Shadows is one of Andy Warhol at Calvin Klein Inc., 205 W 39th St (between Seventh and Eighth Aves.) most abstract and enigmatic pieces, consisting of variously colored silk screened canvases hung edge-to-edge in a site-specific installation. Created between 1978 and 1979, 102 paintings were produced in all, though the total number of panels varies from one location to the next, depending on the dimensions of a given space. Each silk screen is limited to a palette of two contrasting colors, while the picture itself—which flips between positive and negative—comes from the same photo of the eponymous subject taken at Warhol’s Factory studio. Taken together, Shadows resembles a film strip capturing an indeterminate play of light. The exhibition begins October 26 to December 15, 2018.
Faith Ringgold: The 70’s, ACA Galleries Chelsea- 529 W 20th St fifth floor. Ringgold’s career, stretching back more than 50 years, has had a huge impact on younger African-American artists who rightly see her as a pioneer of identity politics and advocate for social justice. Drawing on the vernacular of Black folk art of the Deep South, Ringgold has dedicated much of her work to activism, particularly during the decade covered by this show, which includes pieces that have never been exhibited before. The exhibition runs through December 22, 2018
Judson Dance Theater: The Work Is Never Done at The Museum of Modern Art (through February 3, 2019) in the Donald B. and Catherine C. Marron Atrium is organized into multiple-week segments, each of which focuses on the work of one artist: Yvonne Rainer, Deborah Hay, David Gordon, Lucinda Childs, Steve Paxton and Trisha Brown. Additionally, a video installation edited by the artist Charles Atlas and related to the work of the choreographers featured in the performance program will be on view. Including footage of both individual and group pieces made during the Judson era and after, Atlas’s installation emphasizes the relationship of the soloist to the ensemble and shows how Judson influenced the later careers of these artists. In the final weeks of the exhibition, Movement Research, an organization with a direct lineage to Judson, will hold classes and workshops.
Alvin Ailey American Dance Theater, November 28 through December 30 at New York City Center celebrates their 6oth Anniversary with their biggest season yet, centered on premieres by some of the most acclaimed choreographers in Ailey’s history.

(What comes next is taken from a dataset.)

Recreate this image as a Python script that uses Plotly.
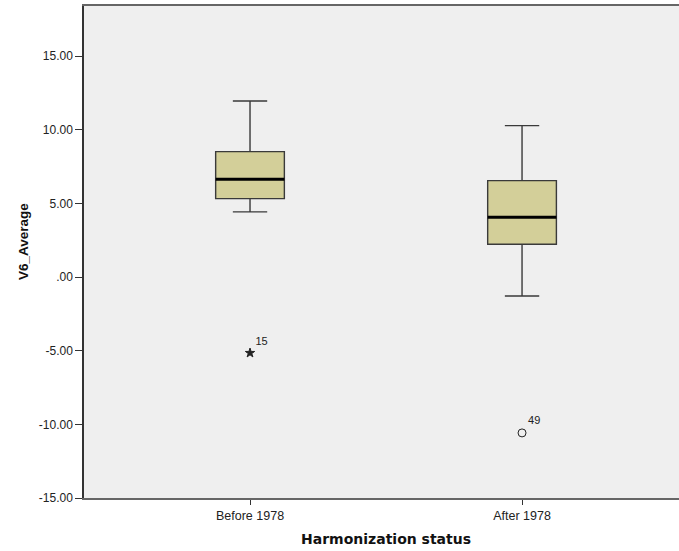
import plotly.graph_objects as go

categories = ["Before 1978", "After 1978"]
lower_whisker = [4.43, -1.28]
q1_vals = [5.33, 2.23]
medians = [6.64, 4.07]
q3_vals = [8.52, 6.55]
upper_whisker = [11.96, 10.29]
outlier_vals = [-5.15, -10.58]
outlier_ids = ["15", "49"]
outlier_symbols = ["star", "circle-open"]
y_ticks = [-15, -10, -5, 0, 5, 10, 15]
y_tick_text = ["-15.00", "-10.00", "-5.00", ".00", "5.00", "10.00", "15.00"]

BOX_W = 0.2526
pos = list(range(len(categories)))

fig = go.Figure()
for i in pos:
    fig.add_trace(go.Box(
        x=[i], q1=[q1_vals[i]], median=[medians[i]], q3=[q3_vals[i]],
        lowerfence=[lower_whisker[i]], upperfence=[upper_whisker[i]],
        width=BOX_W, whiskerwidth=0.5, fillcolor="#D3CF99",
        line=dict(color="#3a3a3a", width=1.4), boxpoints=False,
        showlegend=False, hoverinfo="skip"))
    fig.add_trace(go.Scatter(
        x=[i - BOX_W / 2, i + BOX_W / 2], y=[medians[i], medians[i]],
        mode="lines", line=dict(color="#000000", width=3),
        showlegend=False, hoverinfo="skip"))
    fig.add_trace(go.Scatter(
        x=[i], y=[outlier_vals[i]], mode="markers+text",
        marker=dict(symbol=outlier_symbols[i], size=8 if i == 1 else 7,
                    color="#222222", line=dict(color="#222222", width=1)),
        text=[outlier_ids[i]], textposition="top right",
        textfont=dict(family="Liberation Sans, Arial", size=11, color="#222222"),
        showlegend=False, hoverinfo="skip"))

fig.update_layout(
    width=679, height=551,
    margin=dict(l=84, r=0, t=6, b=53),
    paper_bgcolor="white", plot_bgcolor="#EFEFEF",
    font=dict(family="Liberation Sans, Arial", size=12, color="#222222"),
    xaxis=dict(range=[-0.6103, 1.577], tickvals=pos, ticktext=categories,
               showgrid=False, zeroline=False, showline=True, mirror=True,
               linecolor="#666666", linewidth=2, ticks="outside", ticklen=5,
               tickcolor="#333333", tickfont=dict(size=12.5)),
    yaxis=dict(range=[-15, 18.41], tickvals=y_ticks, ticktext=y_tick_text,
               showgrid=False, zeroline=False, showline=True,
               linecolor="#333333", linewidth=1.5, ticks="outside", ticklen=7,
               tickcolor="#333333", tickfont=dict(size=12)),
    annotations=[
        dict(text="<b>Harmonization status</b>", xref="paper", yref="paper",
             x=0.5 + 4 / 595, y=0, yanchor="middle", xanchor="center",
             yshift=-41, showarrow=False,
             font=dict(family="DejaVu Sans", size=14, color="#111111")),
        dict(text="<b>V6_Average</b>", xref="paper", yref="paper",
             x=0, y=0.5, xanchor="center", yanchor="middle", xshift=-61,
             yshift=10, textangle=-90, showarrow=False,
             font=dict(family="Liberation Sans, Arial", size=13.5, color="#111111")),
    ],
)

fig.write_html("out.html")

Creed II- Opens November 21: Life has become a balancing act for Adonis Creed. Between personal obligations and training for his next big fight, he is up against the challenge of his life. Facing an opponent with ties to his family’s past only intensifies his impending battle in the ring. Rocky Balboa is there by his side through it all and, together, Rocky and Adonis will confront their shared legacy, question what’s worth fighting for, and discover that nothing’s more important than family. Creed II is about going back to basics to rediscover what made you a champion in the first place, and remembering that, no matter where you go, you can’t escape your history.
Creed II Trailer 2
Green Book- Opens November 21: When Tony Lip (Mortensen), a bouncer from an Italian-American neighborhood in the Bronx, is hired to drive Dr. Don Shirley (Ali), a world-class Black pianist, on a concert tour from Manhattan to the Deep South, they must rely on “The Green Book” to guide them to the few establishments that were then safe for African-Americans. Confronted with racism, danger-as well as unexpected humanity and humor-they are forced to set aside differences to survive and thrive on the journey of a lifetime.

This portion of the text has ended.